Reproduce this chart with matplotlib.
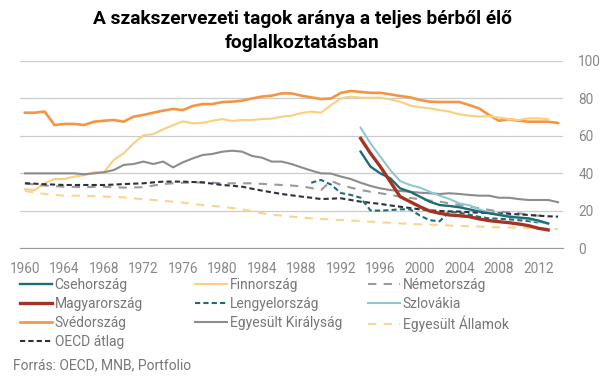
import numpy as np
import matplotlib.pyplot as plt

plt.rcParams['font.family'] = ['Roboto', 'DejaVu Sans']

# adatok
sved_start = 1960
sved = [72.4, 72.4, 73, 65.8, 66.4, 66.4, 65.8, 67.6, 68.1, 68.5, 67.6,
        70.3, 71.2, 72.4, 73.5, 74.4, 73.8, 76, 77, 77, 78.1,
        78.3, 78.8, 80, 81, 81.5, 82.7, 82.7, 81.5, 80.6, 79.7,
        80, 83, 84, 83.5, 83, 83, 82.2, 81.3, 80.6, 79.2,
        78.3, 78.1, 78.1, 78.1, 76.5, 74.7, 71.2, 68.1, 68.9, 68.1,
        67.6, 67.6, 67.6, 66.9]

finn_start = 1960
finn = [31.5, 31.1, 34.7, 37, 37, 38.3, 39, 40.6, 40.6, 47.2, 50.7,
        56, 60.3, 61, 63.5, 65.7, 67.8, 66.7, 67, 68.1, 69,
        68, 68.5, 68.5, 69, 69.2, 70.3, 70.8, 72.2, 73, 72.4,
        76.5, 80, 81, 80.4, 80.4, 80.4, 79.5, 78.3, 76.2, 75.3,
        74.7, 73.8, 73, 71.5, 70.8, 70.3, 70.6, 69.8, 69, 68.5,
        69.4, 69.4, 68.9]

uk_start = 1960
uk = [40, 40, 40, 40, 40, 40, 39.5, 40, 40.6, 41.8, 44.5,
      45, 46.3, 45, 46.3, 43.2, 45.9, 48, 49.8, 50.4, 51.6,
      52.1, 51.6, 49.3, 48.4, 46.3, 46.3, 45, 43.2, 41.5, 40,
      39.9, 38.3, 37, 35, 33.3, 32, 31.1, 30.6, 30.2, 29.7,
      29.4, 29, 29.4, 29, 28.5, 28.1, 28.1, 27, 27, 26.3,
      25.8, 25.8, 25.8, 24.6]

nemet_start = 1960
nemet = [34.7, 34, 33.5, 33.2, 32.9, 32.8, 32.6, 32.8, 32.9, 32.6, 32.4,
         32.5, 32.6, 33.5, 34.3, 34.7, 35, 35.1, 35.2, 35, 34.7,
         34.7, 34.7, 34.7, 34.4, 34.1, 33.8, 33.5, 33.1, 32.2, 31.1,
         36, 33.8, 32.4, 31.1, 30.2, 29.4, 28.5, 27.6, 26.9, 26.2,
         25.5, 24.9, 24, 23.1, 22.2, 21.4, 20.5, 19.6, 19.2, 18.7,
         18, 17.4, 18.3]

oecd_start = 1960
oecd = [34.7, 34.5, 34.2, 34, 33.8, 33.8, 33.8, 33.8, 33.8, 34, 34.3,
        34.5, 34.7, 35.2, 35.6, 35.6, 35.6, 35.4, 35.2, 34.5, 33.8,
        33.4, 32.9, 31.8, 30.8, 29.9, 29, 28.3, 27.6, 27, 26.3,
        26.5, 26.7, 25.8, 24.9, 24.3, 23.7, 22.9, 22.2, 21.5, 20.8,
        20.3, 19.9, 19.7, 19.6, 19.3, 19, 18.8, 18.7, 18.4, 18.1,
        17.8, 17.4, 17.1, 16.9]

usa_start = 1960
usa = [30.6, 29.8, 29, 28.5, 28.1, 28.1, 28.1, 27.8, 27.6, 27.4, 27.2,
       26.7, 26.2, 25.8, 25.4, 24.9, 24.4, 23.7, 23.1, 22.6, 22.2,
       21.5, 20.8, 19.8, 18.7, 18, 17.4, 16.9, 16.4, 16, 15.7,
       15.4, 15.1, 14.8, 14.6, 14.2, 13.9, 13.6, 13.3, 13, 12.8,
       12.6, 12.5, 12.2, 11.9, 11.8, 11.6, 11.4, 11.2, 11.1, 11,
       10.8, 10.7, 10.5, 10.3]

cseh_start = 1994
cseh = [51.6, 43.6, 40, 37.4, 32, 30.2, 27.6, 24.9, 23.1, 22.6,
        21.9, 20.8, 19.6, 18.7, 17.8, 16.9, 16.4, 16, 14.8, 13.3]

magyar_start = 1994
magyar = [58.7, 50.7, 43.6, 35.6, 27.6, 24.9, 22.2, 19.9, 18.7, 17.8,
          17.4, 16.9, 15.7, 14.8, 14.2, 13.7, 13, 12.1, 10.7, 9.8]

szlovak_start = 1994
szlovak = [64.4, 56, 48.9, 41.8, 35.9, 33.8, 32.4, 30.2, 28.1, 26.3,
           24, 23, 20.8, 19, 18.1, 17.3, 16.4, 15.5, 14.2, 13]

lengyel_start = 1989
lengyel = [35, 36.5, 34, 29.5, 28.5, 27, 20.2, 20.1, 20.4, 20.8,
           20.8, 17.5, 15, 14.4, 19.6, 19, 18, 16.8, 16, 15.8,
           15.5, 15, 14.5, 13.8]

def years(start, vals):
    return np.arange(start, start + len(vals))

fig = plt.figure(figsize=(6.05, 3.78), dpi=100)
ax = fig.add_axes([20/605, 1-248.3/378, 543/605, (248.3-61)/378])

teal = '#1e6c78'
h = {}
h['Svédország'], = ax.plot(years(sved_start, sved), sved, color='#f59442', lw=1.9)
h['Finnország'], = ax.plot(years(finn_start, finn), finn, color='#f8d080', lw=1.5)
h['Egyesült Királyság'], = ax.plot(years(uk_start, uk), uk, color='#8c8c8c', lw=1.5)
h['Németország'], = ax.plot(years(nemet_start, nemet), nemet, color='#9a9a9a', lw=1.5, dashes=(4, 3.5))
h['OECD átlag'], = ax.plot(years(oecd_start, oecd), oecd, color='#2d313c', lw=1.5, dashes=(2.5, 1.5))
h['Egyesült Államok'], = ax.plot(years(usa_start, usa), usa, color='#f8d690', lw=1.5, dashes=(4, 3.5))
h['Lengyelország'], = ax.plot(years(lengyel_start, lengyel), lengyel, color=teal, lw=1.5, dashes=(2.5, 1.5))
h['Szlovákia'], = ax.plot(years(szlovak_start, szlovak), szlovak, color='#8ec9d2', lw=1.5)
h['Csehország'], = ax.plot(years(cseh_start, cseh), cseh, color=teal, lw=1.7)
h['Magyarország'], = ax.plot(years(magyar_start, magyar), magyar, color='#a63221', lw=2.4)

ax.set_xlim(1959.5, 2014.5)
ax.set_ylim(0, 100)
ax.set_xticks(np.arange(1960, 2013, 4))
ax.set_yticks(np.arange(0, 101, 20))
ax.yaxis.tick_right()
ax.tick_params(axis='both', length=0, labelsize=9.8, labelcolor='#888888')
ax.tick_params(axis='y', pad=11)
ax.tick_params(axis='x', pad=10)
ax.grid(axis='y', color='#cccccc', lw=0.9)
for s in ['top', 'left', 'right']:
    ax.spines[s].set_visible(False)
ax.spines['bottom'].set_color('#999999')
ax.set_axisbelow(True)

fig.text(0.5, 1-10/378, 'A szakszervezeti tagok aránya a teljes bérből élő\nfoglalkoztatásban',
         ha='center', va='top', fontsize=13.8, fontweight='bold', linespacing=1.45)

cols = [['Csehország', 'Magyarország', 'Svédország', 'OECD átlag'],
        ['Finnország', 'Lengyelország', 'Egyesült Királyság'],
        ['Németország', 'Szlovákia', 'Egyesült Államok']]
col_x = [20, 195, 368]
for names, x in zip(cols, col_x):
    leg = fig.legend([h[n] for n in names], names, loc='upper left',
                     bbox_to_anchor=(x/605, 1-278/378), frameon=False,
                     fontsize=10, borderpad=0, borderaxespad=0,
                     handlelength=2.3, handletextpad=0.2, labelspacing=0.35)
    for t in leg.get_texts():
        t.set_color('#777777')

fig.text(13/605, 1-365/378, 'Forrás: OECD, MNB, Portfolio', ha='left', va='center',
         fontsize=10, color='#777777')

fig.savefig('out.png', dpi=100)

============

▶ **Task requirements**
In the data above, please extract the lines from the first one through the line with "18, 17.4, 18.3]", exactly, and keep pictures out.

▶ **Full solution**
Reproduce this chart with matplotlib.
import numpy as np
import matplotlib.pyplot as plt

plt.rcParams['font.family'] = ['Roboto', 'DejaVu Sans']

# adatok
sved_start = 1960
sved = [72.4, 72.4, 73, 65.8, 66.4, 66.4, 65.8, 67.6, 68.1, 68.5, 67.6,
        70.3, 71.2, 72.4, 73.5, 74.4, 73.8, 76, 77, 77, 78.1,
        78.3, 78.8, 80, 81, 81.5, 82.7, 82.7, 81.5, 80.6, 79.7,
        80, 83, 84, 83.5, 83, 83, 82.2, 81.3, 80.6, 79.2,
        78.3, 78.1, 78.1, 78.1, 76.5, 74.7, 71.2, 68.1, 68.9, 68.1,
        67.6, 67.6, 67.6, 66.9]

finn_start = 1960
finn = [31.5, 31.1, 34.7, 37, 37, 38.3, 39, 40.6, 40.6, 47.2, 50.7,
        56, 60.3, 61, 63.5, 65.7, 67.8, 66.7, 67, 68.1, 69,
        68, 68.5, 68.5, 69, 69.2, 70.3, 70.8, 72.2, 73, 72.4,
        76.5, 80, 81, 80.4, 80.4, 80.4, 79.5, 78.3, 76.2, 75.3,
        74.7, 73.8, 73, 71.5, 70.8, 70.3, 70.6, 69.8, 69, 68.5,
        69.4, 69.4, 68.9]

uk_start = 1960
uk = [40, 40, 40, 40, 40, 40, 39.5, 40, 40.6, 41.8, 44.5,
      45, 46.3, 45, 46.3, 43.2, 45.9, 48, 49.8, 50.4, 51.6,
      52.1, 51.6, 49.3, 48.4, 46.3, 46.3, 45, 43.2, 41.5, 40,
      39.9, 38.3, 37, 35, 33.3, 32, 31.1, 30.6, 30.2, 29.7,
      29.4, 29, 29.4, 29, 28.5, 28.1, 28.1, 27, 27, 26.3,
      25.8, 25.8, 25.8, 24.6]

nemet_start = 1960
nemet = [34.7, 34, 33.5, 33.2, 32.9, 32.8, 32.6, 32.8, 32.9, 32.6, 32.4,
         32.5, 32.6, 33.5, 34.3, 34.7, 35, 35.1, 35.2, 35, 34.7,
         34.7, 34.7, 34.7, 34.4, 34.1, 33.8, 33.5, 33.1, 32.2, 31.1,
         36, 33.8, 32.4, 31.1, 30.2, 29.4, 28.5, 27.6, 26.9, 26.2,
         25.5, 24.9, 24, 23.1, 22.2, 21.4, 20.5, 19.6, 19.2, 18.7,
         18, 17.4, 18.3]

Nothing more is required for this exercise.